8. Aristotle on Politics
“Politics” is a word derived from the Greek word polis which in ancient Greece represented any city-state. Aristotle believed that the ‘polis’ reflected the topmost strata of political association. Being a citizen of a polis was essential for a person to lead a good-quality life. Attaining this status meant that a citizen needed to make necessary political connections to secure permanent residence. In Aristotle’s view, this very pursuit pointed to the fact that “man is a political animal.”
Without a doubt, the various ventures of Aristotle’s life helped shape his political acumen in ways his predecessors and contemporaries could not. His progressive adventures in the biology of natural flora and fauna are quite visible in the naturalism of his politics. He divides the polis and its respective constitutions into six categories, of which three he judges to be good and the remaining three bad. In his view, the good ones are constitutional government, aristocracy, and kingship, and the bad ones include democracy, oligarchy, and tyranny. He believes that the political valuation of an individual directly depends on their contributions in making the life of their polis better.

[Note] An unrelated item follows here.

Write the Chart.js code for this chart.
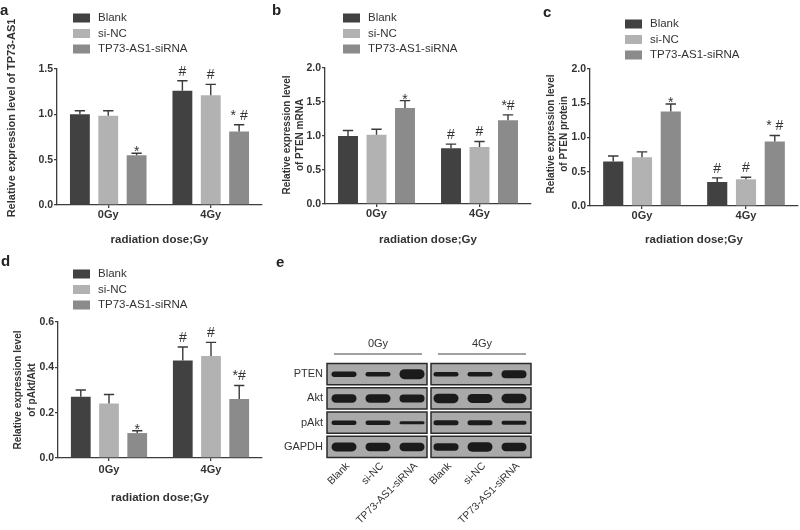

9. Aristotle has many nicknames
Aristotle’s name roughly translated means “the best purpose“. However, as Aristotle became famous he gathered several monikers. While he was still alive he was known as “the man who knew everything“. Later Tomas Aquinas named him simply “The Philosopher“, as he thought Aristotle was the only philosopher one would ever need. In the late medieval era, Dante Alighieri named him “The Master” in his masterpiece Divine Comedy.
10. Aristotle started a school
Aristotle started a school in Lyceum known as Peripatetic school. Many attribute this name to Aristotle’s alleged habit of walking while lecturing, coming from the word peripatêtikos (Greek meaning “of walking”), it’s more likely the name came from peripatoi, colonnades that surrounded the Lyceum.
Now you know the top 10 facts about Aristotle. I hope you enjoyed reading this article.